You can also use this book if you are preparing for Gate,but I recommend using other books as well,for better understanding,but if you don't want to brawl your brain than this book is enough.
It's great how much material is covered, but it doesn't go into very much depth. It will be a great reference manual after you've learned everything from a different book.
This book is a broad swath of cold, mechanical mathematics. The first half is a focus on the many ways of solving ODEs and PDEs using a huge number of tools like Linear Algebra, Fourier analysis, Laplace transforms, and vector calculus. The second half is some numeric analysis, graph theory/optimization, and probability/statistics. All valuable stuff to know as an engineer.
This text has a number of issues, the biggest being the complete lack of applications. Every chapter is straight theorems and proofs, a couple of examples, and then problems to work at the end. The examples given are usually poor or leave you in the dust on many of the practice problems, and the chapter summaries are often too sparse to be useful refreshers. Unfortunately, this uninspiring work seems to be the gold standard in many graduate level mathematics classes.
I've found this book to be a useful reference. It is not, however, a great teaching tool. It's more of a book you go to when you know exactly what you need and just can't remember the specifics off the top of your head.
There is a sickness impressed on me by this book that persists long after having read it. The paper is acidic and emits a noxious smell, as though freshly printed, despite my copy being at least twenty years old. The figures that dot the pages appear in an uneasy blue-green ink. There is excessive use of bold and italic effects, which I imagine is a deliberate attempt to disorient the reader. Various exclamatory reminders are scattered throughout, and I cannot help but imagine these are intended as threats. Contrary to what one reviewer has suggested, the exercises don’t seem procedurally generated in a disinterested fashion, but rather warily contrived to inflict maximum cognitive harm. Even as I write this review, I feel its broad reddish spine staring down at me from upon my top shelf.
This book was used in my masters engineering class. The order and workflow were perfect for applications to later studies since it covered a wide range of calculus, linear algebra and complex numbers. However, the notes and examples were never quite clear enough to walk away ready to handle the problem sets, so study required digging through lots of outside resources. Also, I estimate that around 1/5 of the problem set answers at the back of the book were wrong which is egregious for a professional quality textbook.
As much as I love mathematics... But it should be explained throughly and clearly. Otherwise even the smartest people make mistake in mathematics. I had رو read this book because of university studies. But if it was up to me I don't think I would ever read it. But have to mention it has some very serious and important discussions in the book and it's very useful.
An extraordinary book for understanding the most complex topic of mathematic. Solving ODE and series and even Laplace transform are the topic that i enjoyed in this book.
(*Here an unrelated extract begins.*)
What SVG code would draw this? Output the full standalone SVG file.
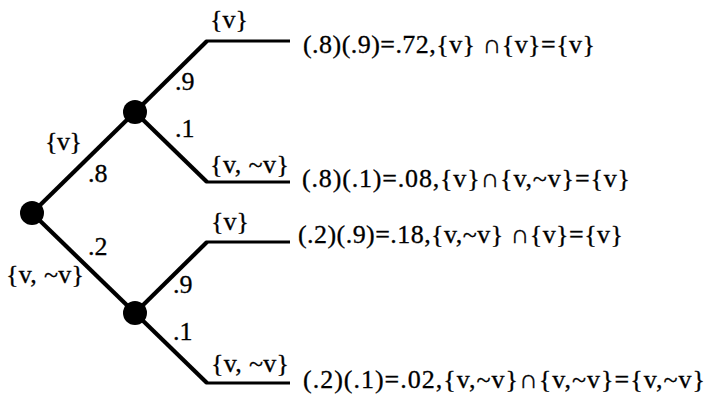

The math content and the problem sets are challenging enough to make me feel like I'm getting my money's worth so I'm thankful for that. But the book is written to spoon-feed students and I really dislike that in a textbook. The use of bold, italic and reminders in parenthesis coupled to exclamation points is superfluous. In my opinion, sentence structure and grammar should indicate to the thoughtful reader what is important. I remember my nice, dry physics textbooks from undergrad studies being more enjoyable because they made me think as I read. This math book reminds me of shallow, distracting, ADD-enhancing billboards.
i think this is the bible of maths and i m reading this book from first semester and this is my sixth semester and this is last semester in which i will read it.Although i still did not buy it but i recommend all engineering frieds to buy it because my uni had give me one copy as a prize to me haha hahaha haha haha ahaha haha ha ha
Author comes across as too impressed with himself rather than properly relaying the information; thus, the practice problems are ridiculous and the explanations slim on material. I did learn Gaussian Elimination though...lol
I like math, but I didn't like this book. I didn't like how the topics were explained and I didn't like the examples. But I guess it will come in handy if I need to look up something I've already learned.